3. Reading a good book: When I come across a book that I find engaging, I am thrilled. Sometimes, I walk around Barnes and Noble and wonder what it would be like to have time to read all the books.

4. Waking up after a good night sleep: This is a beautiful thing. That feeling of being rested and refreshed is just plain sweet. It makes me want to run and accomplish something.

5. Hearing my wife laugh: When I can make my wife laugh, particularly those type of belly laughs where noise stops for a moment, I know that although we may get some things wrong, we are okay.

Yup, you will not hear me complain about these things. I am happy to do them over and over again. Give me Groundhog Day (an underrated movie – in my humble opinion). On the other hand, there are some tasks which I would be fine to never do again. I know, I know, never is a strong word and be careful when you use it. Understood. Never! Here are my top 5.

1. Mowing the lawn: I’ve written about mowing the lawn before. I like when it looks neat (even ours looks okay with all the rain we have had lately) and enjoy the smell of freshly cut grass. However, I would enjoy the smell of the freshly manicured lawn much more if I wasn’t the one bringing it to the pristine state.

2. Making the bed: I would not call myself a neat freak. However, I am on the verge of this semi-flattering title and feel uncomfortable in dirty places. I think having an unmade bed makes a room look sloppy. So, I always make the bed. In fact, I even make the beds (not completely) when I am at a hotel. However, I would be happy for the bed to automatically make itself. I don’t hold out much hope – not even the Jetsons had such a device.

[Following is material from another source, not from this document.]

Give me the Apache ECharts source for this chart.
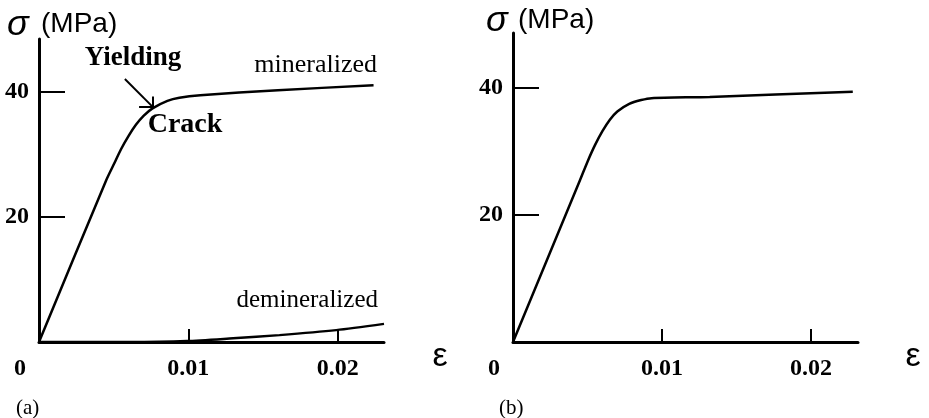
<!DOCTYPE html>
<html>
<head>
<meta charset="utf-8">
<script src="https://cdn.jsdelivr.net/npm/echarts@6/dist/echarts.min.js"></script>
<style>html,body{margin:0;padding:0;background:#fff;}#c{width:929px;height:418px;}</style>
</head>
<body>
<div id="c"></div>
<script>
// ---- data ----
const xTicks = [0.01, 0.02];
const yTicks = [20, 40];
const mineralizedA = [[0,0],[0.0045,25.9],[0.0050,28.4],[0.0055,30.9],[0.0060,33.0],[0.0065,34.8],[0.0070,36.2],[0.0076,37.4],[0.0086,38.6],[0.0094,39.1],[0.0108,39.5],[0.0160,40.3],[0.0224,41.1]];
const demineralizedA = [[0,0],[0.003,0],[0.006,0],[0.0099,0.15],[0.013,0.6],[0.0161,1.1],[0.0199,1.9],[0.0231,2.9]];
const curveB = [[0,0],[0.0045,25.5],[0.0050,28.4],[0.0055,31.0],[0.0060,33.2],[0.0065,35.0],[0.0070,36.3],[0.0078,37.5],[0.0086,38.1],[0.0093,38.4],[0.0132,38.6],[0.0228,39.4]];
const arrowTail = [0.00575, 42.1];
const arrowTip = [0.00763, 37.6];
const arrowHeadH = [0.00670, 37.6];
const arrowHeadV = [0.00763, 39.3];

const serif = '"Liberation Serif", "Times New Roman", serif';
const sans = '"Liberation Sans", Arial, sans-serif';
const black = '#000';

function xAxisDef(gridIndex, max) {
  return {
    type: 'value', gridIndex, min: 0, max, interval: 0.01,
    axisLine: {show: true, lineStyle: {color: black, width: 3}},
    axisTick: {show: true, inside: true, length: 13, lineStyle: {color: black, width: 2}, customValues: xTicks},
    axisLabel: {
      show: true, margin: 15, color: black, fontFamily: serif, fontWeight: 'bold', fontSize: 24,
      customValues: [0].concat(xTicks),
      formatter: v => v === 0 ? '{z|0}' : String(Math.round(v * 100) / 100),
      rich: {z: {fontFamily: serif, fontWeight: 'bold', fontSize: 24, color: black, padding: [0, 38, 0, 0]}}
    },
    splitLine: {show: false}
  };
}
function yAxisDef(gridIndex, max) {
  return {
    type: 'value', gridIndex, min: 0, max, interval: 20,
    axisLine: {show: true, lineStyle: {color: black, width: 3}},
    axisTick: {show: true, inside: true, length: 26, lineStyle: {color: black, width: 2}, customValues: yTicks},
    axisLabel: {show: true, margin: 10, color: black, fontFamily: serif, fontWeight: 'bold', fontSize: 24, customValues: yTicks},
    splitLine: {show: false}
  };
}
const lineStyle = {color: black, width: 2.5};

const chart = echarts.init(document.getElementById('c'), null, {renderer: 'canvas'});
chart.setOption({
  animation: false,
  backgroundColor: '#fff',
  grid: [
    {left: 39, top: 39, width: 345, bottom: 76},
    {left: 513, top: 33, width: 345, bottom: 76}
  ],
  xAxis: [xAxisDef(0, 0.0231), xAxisDef(1, 0.02315)],
  yAxis: [yAxisDef(0, 48.5), yAxisDef(1, 48.66)],
  series: [
    {type: 'line', xAxisIndex: 0, yAxisIndex: 0, data: mineralizedA, showSymbol: false, smooth: 0.25, lineStyle, clip: false,
      markLine: {silent: true, symbol: ['none', 'none'], label: {show: false}, lineStyle: {color: black, width: 2, type: 'solid'},
        data: [[{coord: arrowTail}, {coord: arrowTip}], [{coord: arrowHeadH}, {coord: arrowTip}], [{coord: arrowHeadV}, {coord: arrowTip}]]}},
    {type: 'line', xAxisIndex: 0, yAxisIndex: 0, data: demineralizedA, showSymbol: false, smooth: 0.25, lineStyle, clip: false},
    {type: 'line', xAxisIndex: 1, yAxisIndex: 1, data: curveB, showSymbol: false, smooth: 0.25, lineStyle, clip: false}
  ],
  graphic: [
    {type: 'text', x: 7, y: 25, style: {text: 'σ', font: 'italic 36px ' + sans, fill: black, textVerticalAlign: 'middle'}},
    {type: 'text', x: 41, y: 24, style: {text: '(MPa)', font: '28px ' + sans, fill: black, textVerticalAlign: 'middle'}},
    {type: 'text', x: 486, y: 21, style: {text: 'σ', font: 'italic 36px ' + sans, fill: black, textVerticalAlign: 'middle'}},
    {type: 'text', x: 518, y: 20, style: {text: '(MPa)', font: '28px ' + sans, fill: black, textVerticalAlign: 'middle'}},
    {type: 'text', x: 440, y: 357, style: {text: 'ε', font: '34px ' + sans, fill: black, textAlign: 'center', textVerticalAlign: 'middle'}},
    {type: 'text', x: 913, y: 357, style: {text: 'ε', font: '34px ' + sans, fill: black, textAlign: 'center', textVerticalAlign: 'middle'}},
    {type: 'text', x: 133, y: 58, style: {text: 'Yielding', font: 'bold 27px ' + serif, fill: black, textAlign: 'center', textVerticalAlign: 'middle'}},
    {type: 'text', x: 185, y: 125, style: {text: 'Crack', font: 'bold 28px ' + serif, fill: black, textAlign: 'center', textVerticalAlign: 'middle'}},
    {type: 'text', x: 377, y: 65, style: {text: 'mineralized', font: '26px ' + serif, fill: black, textAlign: 'right', textVerticalAlign: 'middle'}},
    {type: 'text', x: 378, y: 300, style: {text: 'demineralized', font: '25px ' + serif, fill: black, textAlign: 'right', textVerticalAlign: 'middle'}},
    {type: 'text', x: 16, y: 408, style: {text: '(a)', font: '21px ' + serif, fill: black, textVerticalAlign: 'middle'}},
    {type: 'text', x: 499, y: 408, style: {text: '(b)', font: '21px ' + serif, fill: black, textVerticalAlign: 'middle'}}
  ]
});
</script>
</body>
</html>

3. Doing homework with BR: When I send my children onto the school bus, I tell them, “Have fun and get brilliant.” I have tremendous respect for knowledge and appreciate those who have gotten an education. Yet, doing homework with my son is a big pain. I never know if I am doing it with Dr. Jekyll or Mr. Hyde. The explosions come out of nowhere.

4. Waiting for the morning bus: My commute each morning requires me to take a bus and then a subway. If I miss the bus or it’s tardy, I will be late for work. Each morning, there is a part of me that worries the bus won’t show up.

5. Wiping SY: He is 5 ½ years old. Shouldn’t he be wiping his own but by now? I should be patient with him as he has O.T. issues and some delays. However, hearing him call out, “Can somebody wipe me?” freezes my wife and me. Sometimes, he’ll ask for her and other times me. I have no idea how he decides who to call for and I am not sure if I want to know. Of course, if I did, maybe I could rig the system, so that he would always call my wife. Hmmmm.

Well, I guess I’ll have to take the good with bad. So, what about you? What’s on your list?